Below figure shows the next level of the tree, generated from the root node by enumerating the possible persons who can do task 1. Node C??? is fathomed, providing our first feasible solution and hence the first incumbent solution, CBDA=13. This allows us to prune node A??? whose bounding function value is 14.

There are two bud nodes in stage 2 that show promise of improving on the incumbent solution: B??? with a bounding function value of 9 and D??? with a bounding function value of 8. Since we are using the global-best node selection policy, we choose node D??? for further expansion, which results in Stage 3. Note that the child nodes of D??? are labeled A, B, and C, but not D. Why? Because person D is already assigned, and so can’t be assigned again in descendent nodes. There are no new feasible solutions, so the incumbent solution is unchanged, and none of the new nodes can be pruned by comparison with the incumbent, or fathomed. So we choose the global best value of the bounding function between nodes B??? with value 9, DA?? with value 12, DB?? with value 10 and DC?? With value 12. The best of these is node B???, which is expanded in stage 4.

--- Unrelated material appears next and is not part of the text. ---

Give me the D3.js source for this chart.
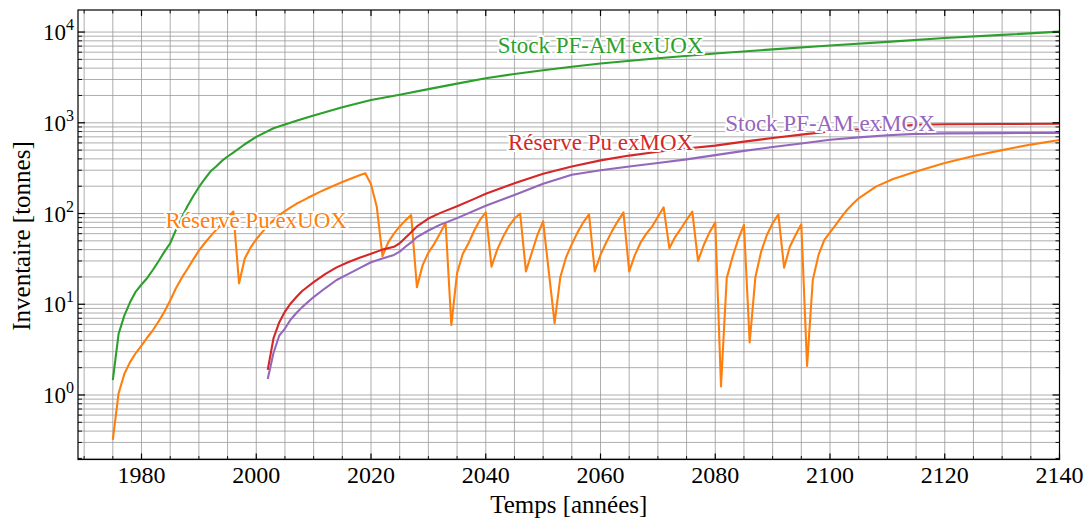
<!DOCTYPE html>
<html><head><meta charset="utf-8">
<script src="https://cdn.jsdelivr.net/npm/d3@7"></script>
<style>html,body{margin:0;padding:0;background:#fff} svg{display:block}</style>
</head><body>
<svg id="chart" width="1091" height="520"></svg>
<script>
// ---------- data ----------
const yearsStockUOX = [1975,1976,1977,1978,1979,1980,1981,1982,1983,1984,1985,1986,1987,1988,1989,1990,1991,1992,1993,1994,1995,1996,1998,2000,2003,2007,2010,2015,2020,2025,2030,2035,2040,2045,2050,2055,2060,2070,2080,2090,2100,2110,2120,2130,2140];
const stockUOX = [1.46,4.7,7.5,10.5,13.8,16.5,19.5,24,30,38,47,66,90,120,155,195,240,290,330,380,425,470,580,700,870,1050,1200,1480,1780,2040,2350,2700,3100,3450,3800,4150,4500,5150,5800,6450,7100,7800,8600,9300,10100];

const yearsReserveUOX = [1975,1976,1977,1978,1979,1980,1981,1982,1983,1984,1985,1986,1987,1988,1989,1990,1991,1992,1993,1994,1995,1996,1997,1998,1999,2000,2001,2002,2003,2004,2005,2006,2007,2008,2009,2010,2011,2012,2013,2014,2015,2016,2017,2018,2019,
 2020,2021,2022,2023,2024,2025,2026,2027,2028,2029,2030,2031,2032,2033,2034,2035,2036,2037,2038,2039,2040,2041,2042,2043,2044,2045,2046,2047,2048,2049,2050,2051,2052,2053,2054,2055,2056,2057,2058,2059,2060,2061,2062,2063,2064,2065,2066,2067,2068,2069,2070,2071,2072,2073,2074,2075,2076,2077,2078,2079,2080,2081,2082,2083,2084,2085,2086,2087,2088,2089,2090,2091,2092,2093,2094,2095,2096,2097,2098,2099,2100,2101,2102,2103,2104,2105,2108,2111,2115,2120,2125,2130,2135,2140];
const reserveUOX = [0.32,1.04,1.7,2.3,2.9,3.5,4.3,5.2,6.5,8.3,11,15,19.5,24.5,31,39,47,56,66,77,90,105,17,32,42,52,62,74,84,96,106,117,128,138,149,160,172,184,196,209,222,236,250,264,278,
 210,119,34,48,60,72,84,96,15.4,27,37,46,60,79,5.9,22,36,47,65,85,103,26,40,55,72,88,100,23,36.5,58,82,22.5,6.2,20,33,46,62,80,98,23,35,48,64,82,103,23,35,48,60,72,92,117,41.5,55,68,85,105,30,45,62,79.5,1.24,19.4,33,52,75,3.8,20,38,58,78,98,25.3,43,58,76,2.09,18.5,35,51,62,75,92,110,128,147,198,240,290,360,431,500,575,647];

const yearsReserveMOX = [2002,2003,2004,2005,2006,2007,2008,2010,2012,2014,2016,2018,2020,2022,2024,2025,2026,2027,2028,2030,2032,2035,2038,2040,2045,2050,2055,2060,2065,2070,2075,2080,2085,2090,2095,2100,2105,2110,2115,2120,2130,2140];
const reserveMOX = [1.89,4.2,6.3,8.3,10.2,12,14,17.5,21.5,25.5,29,32.5,36,40,43,47,54,62,72,88,101,120,145,165,215,275,330,385,435,480,520,560,620,680,740,800,850,900,950,965,970,975];

const yearsStockMOX = [2002,2003,2004,2005,2006,2007,2008,2010,2012,2014,2016,2018,2020,2022,2024,2025,2026,2027,2028,2030,2032,2035,2040,2045,2050,2055,2060,2065,2070,2075,2080,2085,2090,2095,2100,2105,2110,2115,2120,2130,2140];
const stockMOX = [1.5,2.9,4.5,5.4,6.8,8,9.3,12,15,18.5,21.5,25,29,32,35,38,43,48,55,65,75,89,122,160,213,267,300,330,360,395,440,490,540,590,650,690,730,755,765,770,775];

const seriesNames = ["Stock PF-AM exUOX","Réserve Pu exUOX","Réserve Pu exMOX","Stock PF-AM exMOX"];
const seriesColors = ["#2ca02c","#ff7f0e","#d62728","#9467bd"];
const labelYears = [2060,2000,2060,2100];
const labelValues = [5900,68.9,502,820];

const xMajorTicks = [1980,2000,2020,2040,2060,2080,2100,2120,2140];
const xMinorTicks = d3.range(1970,2141,5).filter(v => !xMajorTicks.includes(v));
const yMajorTicks = [1,10,100,1000,10000];
const yMajorExp = ["0","1","2","3","4"];

// ---------- layout ----------
const svg = d3.select("#chart");
const L = 78, R = 1059.5, T = 10, B = 459.5;
const x = d3.scaleLinear().domain([1968.93, 2140]).range([L, R]);
const y = d3.scaleLog().domain([Math.pow(10,-0.711), Math.pow(10,4.243)]).range([B, T]);
const yMinorTicks = [];
for (let e = -1; e <= 4; e++) for (let k = 2; k <= 9; k++) {
  const v = k * Math.pow(10, e);
  if (v >= y.domain()[0] && v <= y.domain()[1]) yMinorTicks.push(v);
}
const FONT = "'Liberation Serif', 'Times New Roman', serif";

svg.append("defs").append("clipPath").attr("id","clip")
  .append("rect").attr("x",L).attr("y",T).attr("width",R-L).attr("height",B-T);

// grid
const grid = svg.append("g").attr("stroke","#999").attr("stroke-width",0.8);
xMajorTicks.concat(xMinorTicks).forEach(v => {
  grid.append("line").attr("x1",x(v)).attr("x2",x(v)).attr("y1",T).attr("y2",B);
});
yMajorTicks.concat(yMinorTicks).forEach(v => {
  grid.append("line").attr("x1",L).attr("x2",R).attr("y1",y(v)).attr("y2",y(v));
});

// lines
const line = d3.line().x(d => x(d[0])).y(d => y(d[1]));
const allSeries = [
  d3.zip(yearsStockUOX, stockUOX),
  d3.zip(yearsReserveUOX, reserveUOX),
  d3.zip(yearsReserveMOX, reserveMOX),
  d3.zip(yearsStockMOX, stockMOX)
];
const plot = svg.append("g").attr("clip-path","url(#clip)");
allSeries.forEach((s,i) => {
  plot.append("path").datum(s).attr("d",line).attr("fill","none")
    .attr("stroke",seriesColors[i]).attr("stroke-width",2.1).attr("stroke-linejoin","round");
});

// in-line labels
seriesNames.forEach((n,i) => {
  svg.append("text").attr("x",x(labelYears[i])).attr("y",y(labelValues[i]))
    .attr("text-anchor","middle").attr("font-family",FONT).attr("font-size",23)
    .attr("fill",seriesColors[i]).attr("stroke","#fff").attr("stroke-width",4)
    .attr("paint-order","stroke").attr("stroke-linejoin","round").text(n);
});

// frame
svg.append("rect").attr("x",L).attr("y",T).attr("width",R-L).attr("height",B-T)
  .attr("fill","none").attr("stroke","#000").attr("stroke-width",1.2);

// ticks (inside, all four sides)
const tk = svg.append("g").attr("stroke","#000");
xMajorTicks.forEach(v => {
  tk.append("line").attr("x1",x(v)).attr("x2",x(v)).attr("y1",B).attr("y2",B-6).attr("stroke-width",1.2);
  tk.append("line").attr("x1",x(v)).attr("x2",x(v)).attr("y1",T).attr("y2",T+6).attr("stroke-width",1.2);
});
xMinorTicks.forEach(v => {
  tk.append("line").attr("x1",x(v)).attr("x2",x(v)).attr("y1",B).attr("y2",B-3.5).attr("stroke-width",0.9);
  tk.append("line").attr("x1",x(v)).attr("x2",x(v)).attr("y1",T).attr("y2",T+3.5).attr("stroke-width",0.9);
});
yMajorTicks.forEach(v => {
  tk.append("line").attr("x1",L).attr("x2",L+7).attr("y1",y(v)).attr("y2",y(v)).attr("stroke-width",1.2);
  tk.append("line").attr("x1",R).attr("x2",R-7).attr("y1",y(v)).attr("y2",y(v)).attr("stroke-width",1.2);
});
yMinorTicks.forEach(v => {
  tk.append("line").attr("x1",L).attr("x2",L+4).attr("y1",y(v)).attr("y2",y(v)).attr("stroke-width",0.9);
  tk.append("line").attr("x1",R).attr("x2",R-4).attr("y1",y(v)).attr("y2",y(v)).attr("stroke-width",0.9);
});

// tick labels
xMajorTicks.forEach(v => {
  svg.append("text").attr("x",x(v)).attr("y",483).attr("text-anchor","middle")
    .attr("font-family",FONT).attr("font-size",24).attr("fill","#000").text(v);
});
yMajorTicks.forEach((v,i) => {
  const t = svg.append("text").attr("x",74).attr("y",y(v)+8).attr("text-anchor","end")
    .attr("font-family",FONT).attr("font-size",23).attr("fill","#000");
  t.append("tspan").text("10");
  t.append("tspan").attr("dy",-10).attr("font-size",16).text(yMajorExp[i]);
});

// axis titles
svg.append("text").attr("x",(L+R)/2).attr("y",513).attr("text-anchor","middle")
  .attr("font-family",FONT).attr("font-size",25).attr("fill","#000").text("Temps [années]");
svg.append("text").attr("transform","translate(30,236) rotate(-90)").attr("text-anchor","middle")
  .attr("font-family",FONT).attr("font-size",25).attr("fill","#000").text("Inventaire [tonnes]");
</script>
</body></html>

Stage 4 shows that there are two new fathomed nodes, BA?? and BC??. The feasible bounding function “solution” associated with BC?? has a lower value than the current incumbent, and so replaces it and prunes the old incumbent. Node BA??, even though feasible, is pruned by comparison with the new incumbent. Nodes DA?? and DC?? are also pruned by comparison with the incumbent (these could be kept for potential later exploration if we wanted to find all possible optimum solutions instead of just one). There remains only a single bud node which has the possibility of producing a better solution than the incumbent: node DB??. This node is expanded to produce stage 5.

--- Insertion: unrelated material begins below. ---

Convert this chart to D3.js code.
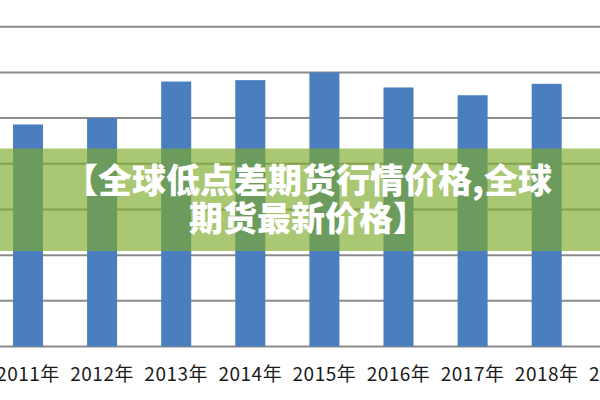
<!DOCTYPE html>
<html>
<head>
<meta charset="utf-8">
<script src="https://cdn.jsdelivr.net/npm/d3@7/dist/d3.min.js"></script>
<style>
  html, body { margin: 0; padding: 0; background: #fff; }
  svg { display: block; }
</style>
</head>
<body>
<svg id="chart" width="600" height="400"></svg>
<script>
const years = ["2011年", "2012年", "2013年", "2014年", "2015年", "2016年", "2017年", "2018年", "2019年"];
const values = [4.86, 5.0, 5.8, 5.83, 6.0, 5.67, 5.5, 5.75, null];
const yTicks = [0, 1, 2, 3, 4, 5, 6, 7];
const titleLines = ["【全球低点差期货行情价格,全球", "期货最新价格】"];

const W = 600, H = 400;
const svg = d3.select("#chart");

const step = 74.1;
const firstCenter = 28;
const x = d3.scaleBand()
  .domain(years)
  .range([firstCenter - step / 2, firstCenter - step / 2 + years.length * step])
  .paddingInner(0.595)
  .paddingOuter(0.595 / 2);

const y = d3.scaleLinear().domain([0, 7]).range([346.5, 26.7]);

// gridlines
svg.append("g").selectAll("line")
  .data(yTicks)
  .join("line")
  .attr("x1", 0).attr("x2", W)
  .attr("y1", d => y(d)).attr("y2", d => y(d))
  .attr("stroke", "#8c8c8c")
  .attr("stroke-width", 2);

// bars
svg.append("g").selectAll("rect")
  .data(years.map((c, i) => ({ c, v: values[i] })).filter(d => d.v != null))
  .join("rect")
  .attr("x", d => x(d.c))
  .attr("width", x.bandwidth())
  .attr("y", d => y(d.v))
  .attr("height", d => y(0) - y(d.v))
  .attr("fill", "#4a7ebf");

// x axis labels
const xAxis = d3.axisBottom(x).tickSize(0).tickPadding(0);
const gx = svg.append("g")
  .attr("transform", `translate(0, ${y(0)})`)
  .call(xAxis);
gx.select(".domain").remove();
gx.selectAll("text")
  .attr("dy", 0)
  .attr("y", 34.5)
  .attr("fill", "#1a1a1a")
  .style("font-family", "'Noto Sans CJK SC', 'Noto Sans', sans-serif")
  .style("font-size", "19px")
  .style("letter-spacing", "0.5px");

// banner overlay
svg.append("rect")
  .attr("x", 0).attr("y", 148.5)
  .attr("width", W).attr("height", 102.5)
  .attr("fill", "rgb(126,172,43)")
  .attr("fill-opacity", 0.66);

svg.append("g").selectAll("text")
  .data(titleLines)
  .join("text")
  .attr("x", 308)
  .attr("y", (d, i) => 193 + i * 38)
  .attr("text-anchor", "middle")
  .attr("fill", "#ffffff")
  .style("font-family", "'Noto Sans CJK SC', sans-serif")
  .style("font-weight", 900)
  .style("font-size", "34px")
  .text(d => d);
</script>
</body>
</html>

Stage 5 shows the expansion of DB?? to produce two child nodes. Both of these are feasible since once the first 3 persons are chosen, the only unassigned person is assigned to the final task, producing a feasible solution. The newly produced solution DBAC has a better objective function value than the incumbent, and so replaces it and prunes the old incumbent. The other newly created solution, DBCA, is pruned by comparison with the new incumbent. At this point there are no bud nodes remaining for possible expansion, so we stop. The final solution is given by the current incumbent: DBAC with a minimum total time of 11 minutes for the assignment.

Now how much work did we do? We evaluated 13 nodes, including the root node. This is about half of the work of a full enumeration of the 24 possible solutions, quite a good speed-up. However, branch and bound solutions for large problems should do a much smaller fraction of the work, more like a tenth of a percent or less.

Some final notes on branch and bound methodology. First, how do we deal with ties for the next node to choose for expansion? You can simply choose arbitrarily: if you choose wrongly, the branch and bound method will eventually bring you back to the unchosen node. A general rule of thumb is to first choose the node that is farthest away from the root, since it is more likely to be closer to a feasible solution.

Second, suppose the incumbent solution objective function value is tied with the bounding function value at some bud nodes. If we are only interested in a single solution to the problem, then the bud nodes can be pruned because the best that they can do is to eventually grow into solutions equal to the one we already have on hand, and even that is not very likely. On the other hand, if we are interested in finding all of the optimal solutions, then those bud nodes are kept until a strictly better incumbent solution prunes them. At the end, if there are bud nodes that have the same bounding function as the optimum solution, then they are explored: each will either produce a different solution with the same value of the objective function, or will be pruned. This allows us to generate all of the equivalent optimum solutions. In stage 5 we pruned two bud nodes that had bounding function values equal to the incumbent objective function value because we were interested in finding just one single optimum solution.